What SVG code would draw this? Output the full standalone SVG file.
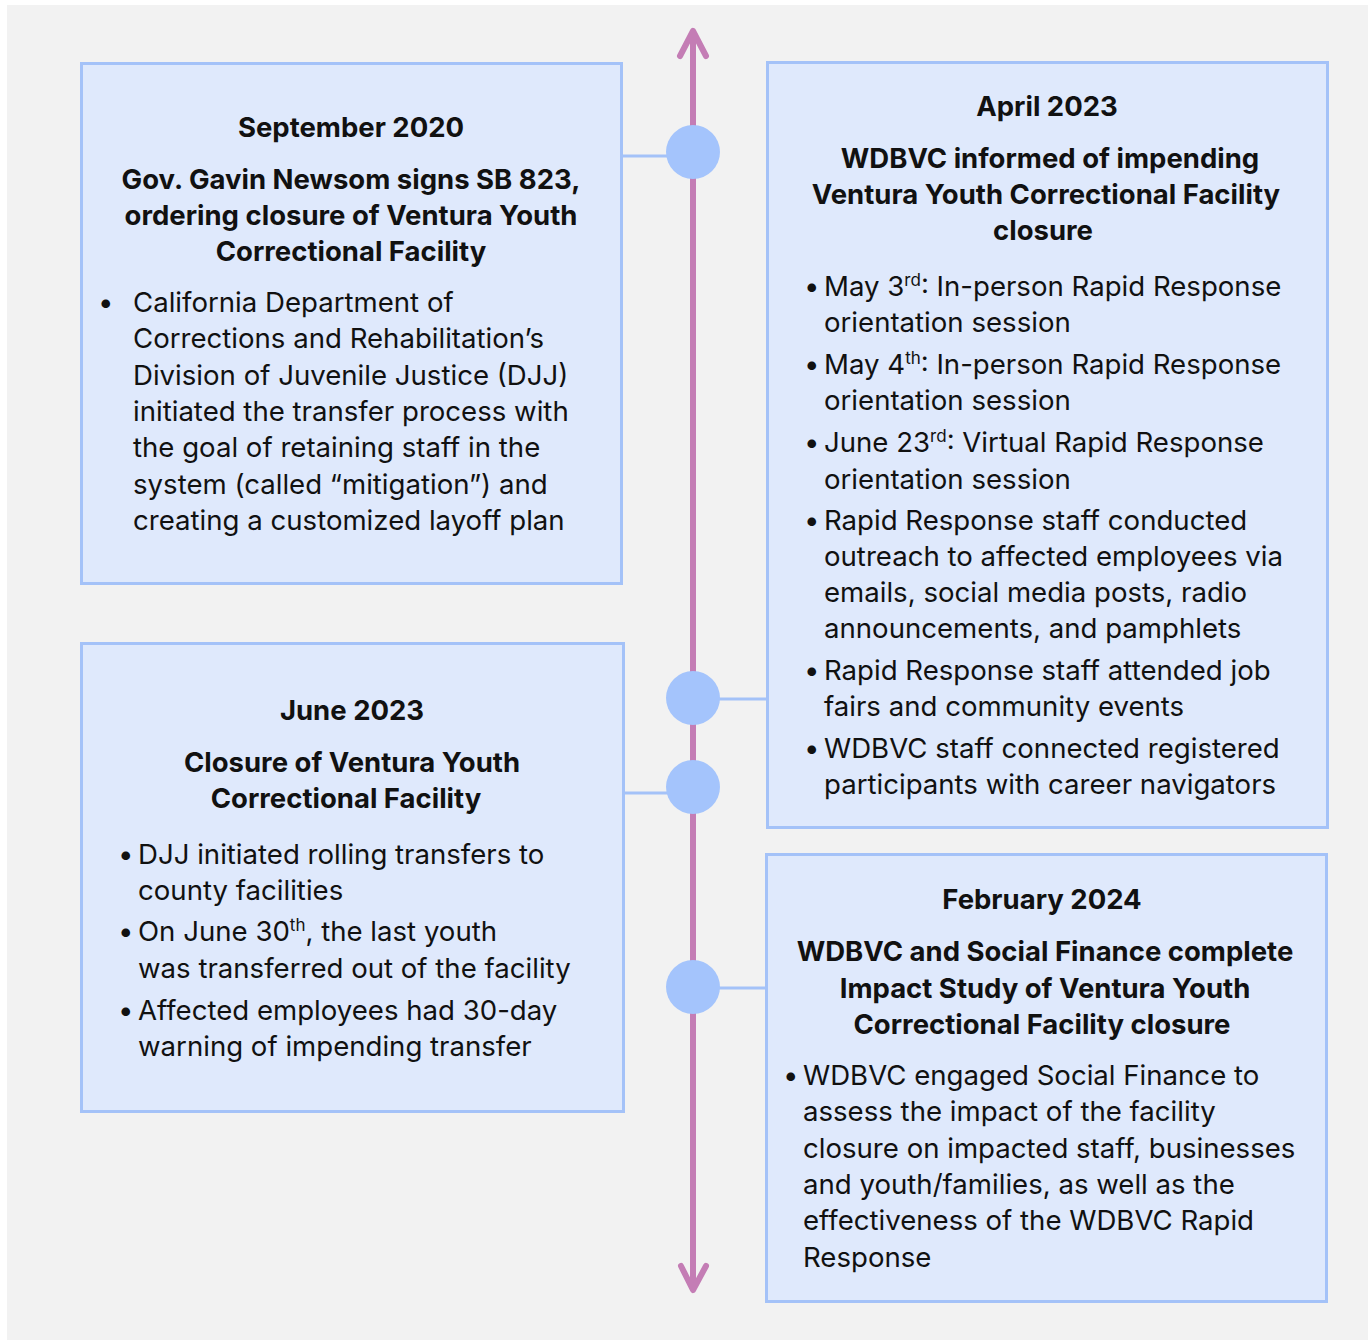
<svg xmlns="http://www.w3.org/2000/svg" width="1368" height="1340" viewBox="0 0 1368 1340">
  <style>
    .box { fill: #dfe9fc; stroke: #a4c2f8; stroke-width: 3; }
    .link { stroke: #a4c2f8; stroke-width: 3; fill: none; }
    .dot { fill: #a4c4fc; }
    .axis { stroke: #c47db5; stroke-width: 6; fill: none; stroke-linecap: round; stroke-linejoin: round; }
    text { font-family: Inter, "Noto Sans", "Liberation Sans", sans-serif; fill: #111111; font-size: 27.6px; }
    .h { font-weight: bold; text-anchor: middle; font-size: 27.5px; }
    .sup { font-size: 17px; }
  </style>

  <rect x="0" y="0" width="1368" height="1340" fill="#ffffff"/>
  <rect x="7" y="5" width="1361" height="1335" fill="#f2f2f2"/>

  <!-- timeline axis with arrowheads at both ends -->
  <g id="connectors">
    <line class="axis" x1="693" y1="33" x2="693" y2="1288"/>
    <polyline class="axis" points="680,56 693,31 706,56"/>
    <polyline class="axis" points="681,1266 693,1290 706,1266"/>
    <line class="link" x1="622" y1="156" x2="668" y2="156"/>
    <line class="link" x1="718" y1="699" x2="767" y2="699"/>
    <line class="link" x1="624" y1="793" x2="668" y2="793"/>
    <line class="link" x1="718" y1="988" x2="766" y2="988"/>
  </g>

  <g id="markers">
    <circle class="dot" cx="693" cy="152" r="27"/>
    <circle class="dot" cx="693" cy="698" r="27"/>
    <circle class="dot" cx="693" cy="787" r="27"/>
    <circle class="dot" cx="693" cy="987" r="27"/>
  </g>

  <g id="sep2020">
    <rect class="box" x="81.5" y="63.5" width="540" height="520"/>
    <text class="h" x="351" y="137">September 2020</text>
    <text class="h" x="351" y="189">Gov. Gavin Newsom signs SB 823,</text>
    <text class="h" x="351" y="225">ordering closure of Ventura Youth</text>
    <text class="h" x="351" y="261">Correctional Facility</text>
    <text x="98" y="312">•</text>
    <text x="133" y="312">California Department of</text>
    <text x="133" y="348">Corrections and Rehabilitation’s</text>
    <text x="133" y="385">Division of Juvenile Justice (DJJ)</text>
    <text x="133" y="421">initiated the transfer process with</text>
    <text x="133" y="457">the goal of retaining staff in the</text>
    <text x="133" y="494">system (called “mitigation”) and</text>
    <text x="133" y="530">creating a customized layoff plan</text>
  </g>

  <g id="apr2023">
    <rect class="box" x="767.5" y="62.5" width="560" height="765"/>
    <text class="h" x="1047" y="116">April 2023</text>
    <text class="h" x="1050" y="168">WDBVC informed of impending</text>
    <text class="h" x="1046" y="204">Ventura Youth Correctional Facility</text>
    <text class="h" x="1043" y="240">closure</text>
    <text x="804" y="296">•</text>
    <text x="824" y="296">May 3<tspan class="sup" dy="-10">rd</tspan><tspan dy="10">: In-person Rapid Response</tspan></text>
    <text x="824" y="332">orientation session</text>
    <text x="804" y="374">•</text>
    <text x="824" y="374">May 4<tspan class="sup" dy="-10">th</tspan><tspan dy="10">: In-person Rapid Response</tspan></text>
    <text x="824" y="410">orientation session</text>
    <text x="804" y="452">•</text>
    <text x="824" y="452">June 23<tspan class="sup" dy="-10">rd</tspan><tspan dy="10">: Virtual Rapid Response</tspan></text>
    <text x="824" y="489">orientation session</text>
    <text x="804" y="530">•</text>
    <text x="824" y="530">Rapid Response staff conducted</text>
    <text x="824" y="566">outreach to affected employees via</text>
    <text x="824" y="602">emails, social media posts, radio</text>
    <text x="824" y="638">announcements, and pamphlets</text>
    <text x="804" y="680">•</text>
    <text x="824" y="680">Rapid Response staff attended job</text>
    <text x="824" y="716">fairs and community events</text>
    <text x="804" y="758">•</text>
    <text x="824" y="758">WDBVC staff connected registered</text>
    <text x="824" y="794">participants with career navigators</text>
  </g>

  <g id="jun2023">
    <rect class="box" x="81.5" y="643.5" width="542" height="468"/>
    <text class="h" x="352" y="720">June 2023</text>
    <text class="h" x="352" y="772">Closure of Ventura Youth</text>
    <text class="h" x="346" y="808">Correctional Facility</text>
    <text x="118" y="864">•</text>
    <text x="138" y="864">DJJ initiated rolling transfers to</text>
    <text x="138" y="900">county facilities</text>
    <text x="118" y="941">•</text>
    <text x="138" y="941">On June 30<tspan class="sup" dy="-10">th</tspan><tspan dy="10">, the last youth</tspan></text>
    <text x="138" y="978">was transferred out of the facility</text>
    <text x="118" y="1020">•</text>
    <text x="138" y="1020">Affected employees had 30-day</text>
    <text x="138" y="1056">warning of impending transfer</text>
  </g>

  <g id="feb2024">
    <rect class="box" x="766.5" y="854.5" width="560" height="447"/>
    <text class="h" x="1042" y="909">February 2024</text>
    <text class="h" x="1045" y="961">WDBVC and Social Finance complete</text>
    <text class="h" x="1045" y="998">Impact Study of Ventura Youth</text>
    <text class="h" x="1042" y="1034">Correctional Facility closure</text>
    <text x="783" y="1085">•</text>
    <text x="803" y="1085">WDBVC engaged Social Finance to</text>
    <text x="803" y="1121">assess the impact of the facility</text>
    <text x="803" y="1158">closure on impacted staff, businesses</text>
    <text x="803" y="1194">and youth/families, as well as the</text>
    <text x="803" y="1230">effectiveness of the WDBVC Rapid</text>
    <text x="803" y="1267">Response</text>
  </g>
</svg>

_____

Every line of the data should be copied as it stands, without the images.

What SVG code would draw this? Output the full standalone SVG file.
<svg xmlns="http://www.w3.org/2000/svg" width="1368" height="1340" viewBox="0 0 1368 1340">
  <style>
    .box { fill: #dfe9fc; stroke: #a4c2f8; stroke-width: 3; }
    .link { stroke: #a4c2f8; stroke-width: 3; fill: none; }
    .dot { fill: #a4c4fc; }
    .axis { stroke: #c47db5; stroke-width: 6; fill: none; stroke-linecap: round; stroke-linejoin: round; }
    text { font-family: Inter, "Noto Sans", "Liberation Sans", sans-serif; fill: #111111; font-size: 27.6px; }
    .h { font-weight: bold; text-anchor: middle; font-size: 27.5px; }
    .sup { font-size: 17px; }
  </style>

  <rect x="0" y="0" width="1368" height="1340" fill="#ffffff"/>
  <rect x="7" y="5" width="1361" height="1335" fill="#f2f2f2"/>

  <!-- timeline axis with arrowheads at both ends -->
  <g id="connectors">
    <line class="axis" x1="693" y1="33" x2="693" y2="1288"/>
    <polyline class="axis" points="680,56 693,31 706,56"/>
    <polyline class="axis" points="681,1266 693,1290 706,1266"/>
    <line class="link" x1="622" y1="156" x2="668" y2="156"/>
    <line class="link" x1="718" y1="699" x2="767" y2="699"/>
    <line class="link" x1="624" y1="793" x2="668" y2="793"/>
    <line class="link" x1="718" y1="988" x2="766" y2="988"/>
  </g>

  <g id="markers">
    <circle class="dot" cx="693" cy="152" r="27"/>
    <circle class="dot" cx="693" cy="698" r="27"/>
    <circle class="dot" cx="693" cy="787" r="27"/>
    <circle class="dot" cx="693" cy="987" r="27"/>
  </g>

  <g id="sep2020">
    <rect class="box" x="81.5" y="63.5" width="540" height="520"/>
    <text class="h" x="351" y="137">September 2020</text>
    <text class="h" x="351" y="189">Gov. Gavin Newsom signs SB 823,</text>
    <text class="h" x="351" y="225">ordering closure of Ventura Youth</text>
    <text class="h" x="351" y="261">Correctional Facility</text>
    <text x="98" y="312">•</text>
    <text x="133" y="312">California Department of</text>
    <text x="133" y="348">Corrections and Rehabilitation’s</text>
    <text x="133" y="385">Division of Juvenile Justice (DJJ)</text>
    <text x="133" y="421">initiated the transfer process with</text>
    <text x="133" y="457">the goal of retaining staff in the</text>
    <text x="133" y="494">system (called “mitigation”) and</text>
    <text x="133" y="530">creating a customized layoff plan</text>
  </g>

  <g id="apr2023">
    <rect class="box" x="767.5" y="62.5" width="560" height="765"/>
    <text class="h" x="1047" y="116">April 2023</text>
    <text class="h" x="1050" y="168">WDBVC informed of impending</text>
    <text class="h" x="1046" y="204">Ventura Youth Correctional Facility</text>
    <text class="h" x="1043" y="240">closure</text>
    <text x="804" y="296">•</text>
    <text x="824" y="296">May 3<tspan class="sup" dy="-10">rd</tspan><tspan dy="10">: In-person Rapid Response</tspan></text>
    <text x="824" y="332">orientation session</text>
    <text x="804" y="374">•</text>
    <text x="824" y="374">May 4<tspan class="sup" dy="-10">th</tspan><tspan dy="10">: In-person Rapid Response</tspan></text>
    <text x="824" y="410">orientation session</text>
    <text x="804" y="452">•</text>
    <text x="824" y="452">June 23<tspan class="sup" dy="-10">rd</tspan><tspan dy="10">: Virtual Rapid Response</tspan></text>
    <text x="824" y="489">orientation session</text>
    <text x="804" y="530">•</text>
    <text x="824" y="530">Rapid Response staff conducted</text>
    <text x="824" y="566">outreach to affected employees via</text>
    <text x="824" y="602">emails, social media posts, radio</text>
    <text x="824" y="638">announcements, and pamphlets</text>
    <text x="804" y="680">•</text>
    <text x="824" y="680">Rapid Response staff attended job</text>
    <text x="824" y="716">fairs and community events</text>
    <text x="804" y="758">•</text>
    <text x="824" y="758">WDBVC staff connected registered</text>
    <text x="824" y="794">participants with career navigators</text>
  </g>

  <g id="jun2023">
    <rect class="box" x="81.5" y="643.5" width="542" height="468"/>
    <text class="h" x="352" y="720">June 2023</text>
    <text class="h" x="352" y="772">Closure of Ventura Youth</text>
    <text class="h" x="346" y="808">Correctional Facility</text>
    <text x="118" y="864">•</text>
    <text x="138" y="864">DJJ initiated rolling transfers to</text>
    <text x="138" y="900">county facilities</text>
    <text x="118" y="941">•</text>
    <text x="138" y="941">On June 30<tspan class="sup" dy="-10">th</tspan><tspan dy="10">, the last youth</tspan></text>
    <text x="138" y="978">was transferred out of the facility</text>
    <text x="118" y="1020">•</text>
    <text x="138" y="1020">Affected employees had 30-day</text>
    <text x="138" y="1056">warning of impending transfer</text>
  </g>

  <g id="feb2024">
    <rect class="box" x="766.5" y="854.5" width="560" height="447"/>
    <text class="h" x="1042" y="909">February 2024</text>
    <text class="h" x="1045" y="961">WDBVC and Social Finance complete</text>
    <text class="h" x="1045" y="998">Impact Study of Ventura Youth</text>
    <text class="h" x="1042" y="1034">Correctional Facility closure</text>
    <text x="783" y="1085">•</text>
    <text x="803" y="1085">WDBVC engaged Social Finance to</text>
    <text x="803" y="1121">assess the impact of the facility</text>
    <text x="803" y="1158">closure on impacted staff, businesses</text>
    <text x="803" y="1194">and youth/families, as well as the</text>
    <text x="803" y="1230">effectiveness of the WDBVC Rapid</text>
    <text x="803" y="1267">Response</text>
  </g>
</svg>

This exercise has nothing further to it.